Found this free-write when I was in a really happy place in my life and posting this in hopes of going back to there.
Sometimes I feel the world is so ripe and full with potential and I get so excited that I’m alive. It usually happens around dusk, the hours where the sun is setting and the moon is starting to materialize above us. I slip between those two moments in time. I get so caught up in things. things I have to do, loans I have to pay, things I need, things I want. I get so caught up that I feel weighed down and forget that life is just me and God and the people I love.

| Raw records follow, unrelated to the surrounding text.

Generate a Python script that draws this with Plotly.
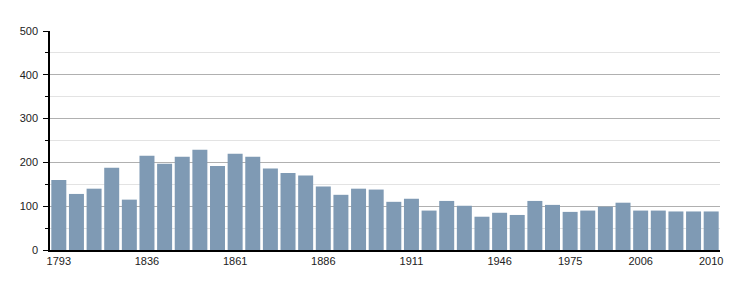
import plotly.graph_objects as go

years = ["1793", "1800", "1806", "1821", "1831", "1836", "1841", "1846", "1851", "1856",
         "1861", "1866", "1872", "1876", "1881", "1886", "1891", "1896", "1901", "1906",
         "1911", "1921", "1926", "1931", "1936", "1946", "1954", "1962", "1968", "1975",
         "1982", "1990", "1999", "2006", "2007", "2008", "2009", "2010"]
population = [160, 128, 140, 188, 115, 215, 197, 213, 229, 192,
              220, 213, 186, 176, 170, 145, 126, 140, 138, 110,
              117, 90, 112, 101, 76, 85, 80, 112, 103, 87,
              90, 99, 108, 90, 90, 88, 88, 88]
shown_labels = ["1793", "1836", "1861", "1886", "1911", "1946", "1975", "2006", "2010"]
y_ticks = [0, 100, 200, 300, 400, 500]

fig = go.Figure(go.Bar(x=years, y=population, marker=dict(color="#7f9ab4", line=dict(width=0))))

fig.update_layout(
    width=750, height=300,
    margin=dict(l=50, r=30, t=31, b=50),
    paper_bgcolor="white", plot_bgcolor="white",
    bargap=0.15,
    showlegend=False,
    font=dict(family="Liberation Sans, Arial, sans-serif", size=11, color="#222222"),
)
fig.update_xaxes(
    type="category",
    range=[-0.5, len(years) - 0.5],
    tickmode="array", tickvals=shown_labels, ticktext=shown_labels,
    showline=True, linecolor="black", linewidth=1.5,
    ticks="", showgrid=False, zeroline=False,
    tickangle=0,
)
fig.update_yaxes(
    range=[0, 500],
    tickmode="array", tickvals=y_ticks,
    showline=True, linecolor="black", linewidth=1.5,
    ticks="outside", ticklen=5, tickcolor="black", tickwidth=1,
    showgrid=True, gridcolor="#b0b0b0", gridwidth=1,
    zeroline=False,
    minor=dict(dtick=50, showgrid=True, gridcolor="#e3e3e3", gridwidth=1,
               ticks="outside", ticklen=3, tickcolor="black"),
    ticklabelstandoff=3,
)

fig.write_html("out.html")
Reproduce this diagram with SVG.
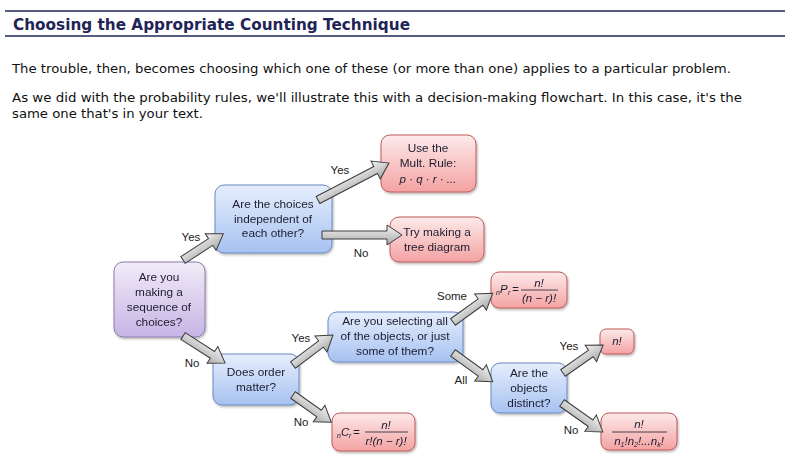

I drive around sometimes just for the fun of it. Tonight was one of those nights, with all the windows down in my car and my wet hair drying in the wind, my music up high – “start a fire in my soul.” There’s a fire in my soul when the night is warm and the moon is a massive golden crater kissing the stars in the sky. When it matches the street lights blinking around me. I know what I have to do tomorrow, but right now the moment is forever and I feel free.
It’s times like those that I want to do something crazy. I want to never say that I am ordinary.
I want to damn the consequence and call him on the phone and drive around the darkening streets with my windows down and laugh and thank God for a life that can be so spontaneous and special that it takes my breath away, that I’m simply driving down a road because I can. I can. I want to share it with him but I’m am terrified of the potential I can feel on this kinetic night, scared to squeeze every last drop of possibility from the velvet sky because it feels so wonderful just to float in it and think of the what-ifs.
So for now I will leave it at the what ifs and what if we held hands and walked down moonlit brick paths in the heavy dark air and were anything but ordinary, drove until we were lost and sat on the hood of my rusty car while staring up at heaven and wondering how anything could possibly be better up there, but knowing that it is.
Smiling smiles and dancing dances that let us know we are not alone in this tiny world where streets that we see every day are magic depending on who you’re not alone on them with.
I am always reaching for the stars with stars in my eyes, hoping I never reach them and hoping I will.